Why is app store review management not enough anymore?
Because your users don’t limit their feedback to app stores. They post on Reddit, comment on TikTok and YouTube, talk in Discord servers, and leave replies on your ads across social platforms. If you’re only watching the App Store and Google Play, you’re missing a big chunk of the conversation. And sometimes the most actionable feedback, the stuff that tells you exactly what’s broken and how people feel about it, lives on these other platforms.
How does automated review response work and is it worth it?
Automation tools like AppFollow let you set up rules that match reviews by rating, keywords, language, sentiment, and other conditions, then send a reply automatically using templates or AI-generated responses. You can get to 80–100% reply coverage without adding headcount.

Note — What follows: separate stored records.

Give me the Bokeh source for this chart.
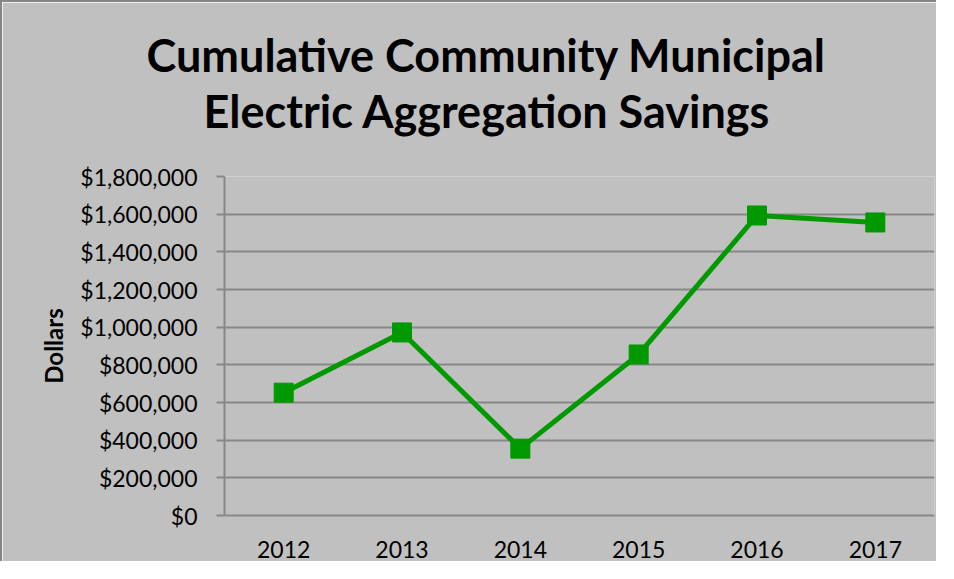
from bokeh.plotting import figure
from bokeh.models import FactorRange, Range1d, NumeralTickFormatter, Title, FixedTicker
from bokeh.embed import file_html
from bokeh.resources import INLINE

years = ["2012", "2013", "2014", "2015", "2016", "2017"]
savings = [652000, 972000, 355000, 855000, 1593000, 1556000]
y_ticks = [0, 200000, 400000, 600000, 800000, 1000000, 1200000, 1400000, 1600000, 1800000]
title_lines = ["Cumulative Community Municipal", "Electric Aggregation Savings"]

BG = "#c0c0c0"
GRID = "#878787"
GREEN = "#009900"

p = figure(width=936, height=561, x_range=FactorRange(*years, range_padding=0),
           y_range=Range1d(0, 1800000), output_backend="svg", toolbar_location=None,
           min_border_left=222, min_border_top=174, min_border_right=4, min_border_bottom=48)
p.styles = {"border-left": "2px solid #868686", "border-top": "2px solid #868686"}
p.background_fill_color = BG
p.border_fill_color = BG
p.outline_line_color = None

p.line(years, savings, line_color=GREEN, line_width=5)
p.scatter(years, savings, marker="square", size=19, fill_color=GREEN, line_color=GREEN)

p.yaxis.ticker = FixedTicker(ticks=y_ticks)
p.yaxis.formatter = NumeralTickFormatter(format="$0,0")
p.yaxis.axis_label = "Dollars"
p.yaxis.axis_label_text_font = "Lato"
p.yaxis.axis_label_text_font_style = "bold"
p.yaxis.axis_label_text_font_size = "24px"
p.yaxis.axis_label_text_color = "black"
p.yaxis.axis_label_standoff = 9
p.yaxis.major_tick_out = 8
p.yaxis.major_tick_in = 0
p.yaxis.minor_tick_out = 0
p.yaxis.minor_tick_in = 0
p.yaxis.major_label_standoff = 19

for ax in (p.xaxis[0], p.yaxis[0]):
    ax.axis_line_color = GRID
    ax.axis_line_width = 2
    ax.major_tick_line_color = GRID
    ax.major_tick_line_width = 2
    ax.major_label_text_font = "Lato"
    ax.major_label_text_font_size = "23px"
    ax.major_label_text_color = "black"

p.xaxis.major_tick_out = 0
p.xaxis.major_tick_in = 0
p.xaxis.major_label_standoff = 25

p.xgrid.grid_line_color = None
p.ygrid.grid_line_color = GRID
p.ygrid.grid_line_width = 2
p.ygrid.ticker = FixedTicker(ticks=y_ticks)

# nearest to the frame first
for txt, so, off in zip(reversed(title_lines), [77, -77], [-21, -78]):
    p.add_layout(Title(text=txt, align="left", offset=off, standoff=so,
                       text_font="Lato", text_font_style="bold", text_font_size="45px",
                       text_color="black"), "above")

open("out.html", "w").write(file_html(p, INLINE))
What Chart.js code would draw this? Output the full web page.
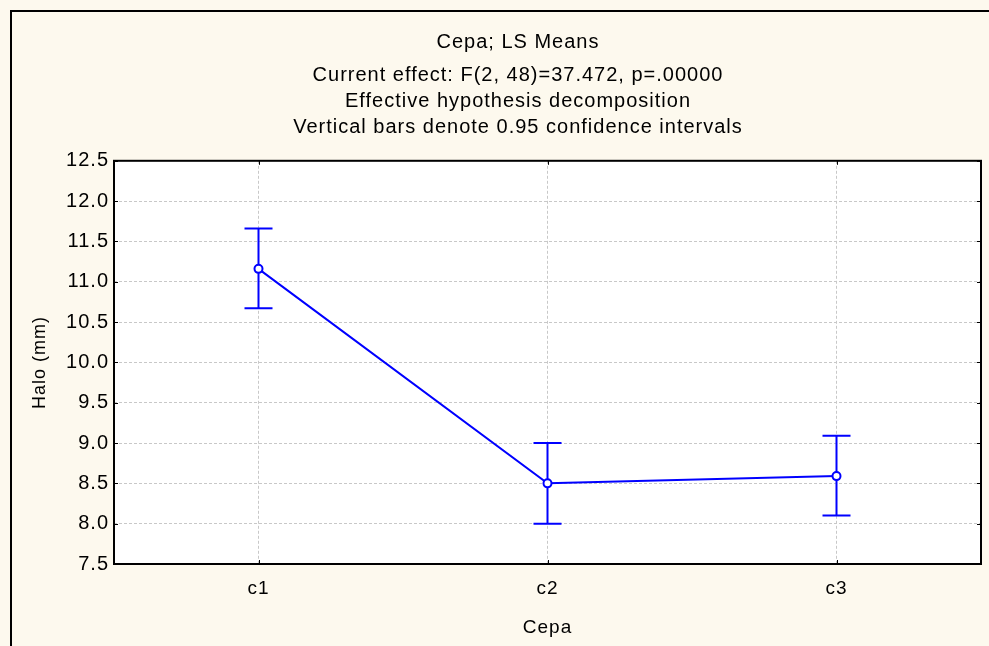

The system handles translation, rephrasing so replies don’t sound repetitive, and routing different types of reviews to different response strategies. It’s cheaper than hiring an extra support agent and the reply rate improvements tend to show up in your app rating over time.
What platforms does AppFollow support?
AppFollow currently supports App Store, Google Play, Mac App Store, Microsoft Store, Apple Arcade, HUAWEI AppGallery, Samsung Galaxy Store, and Trustpilot. Steam and Discord integrations are on the roadmap and coming soon, with additional social and community platforms planned after that.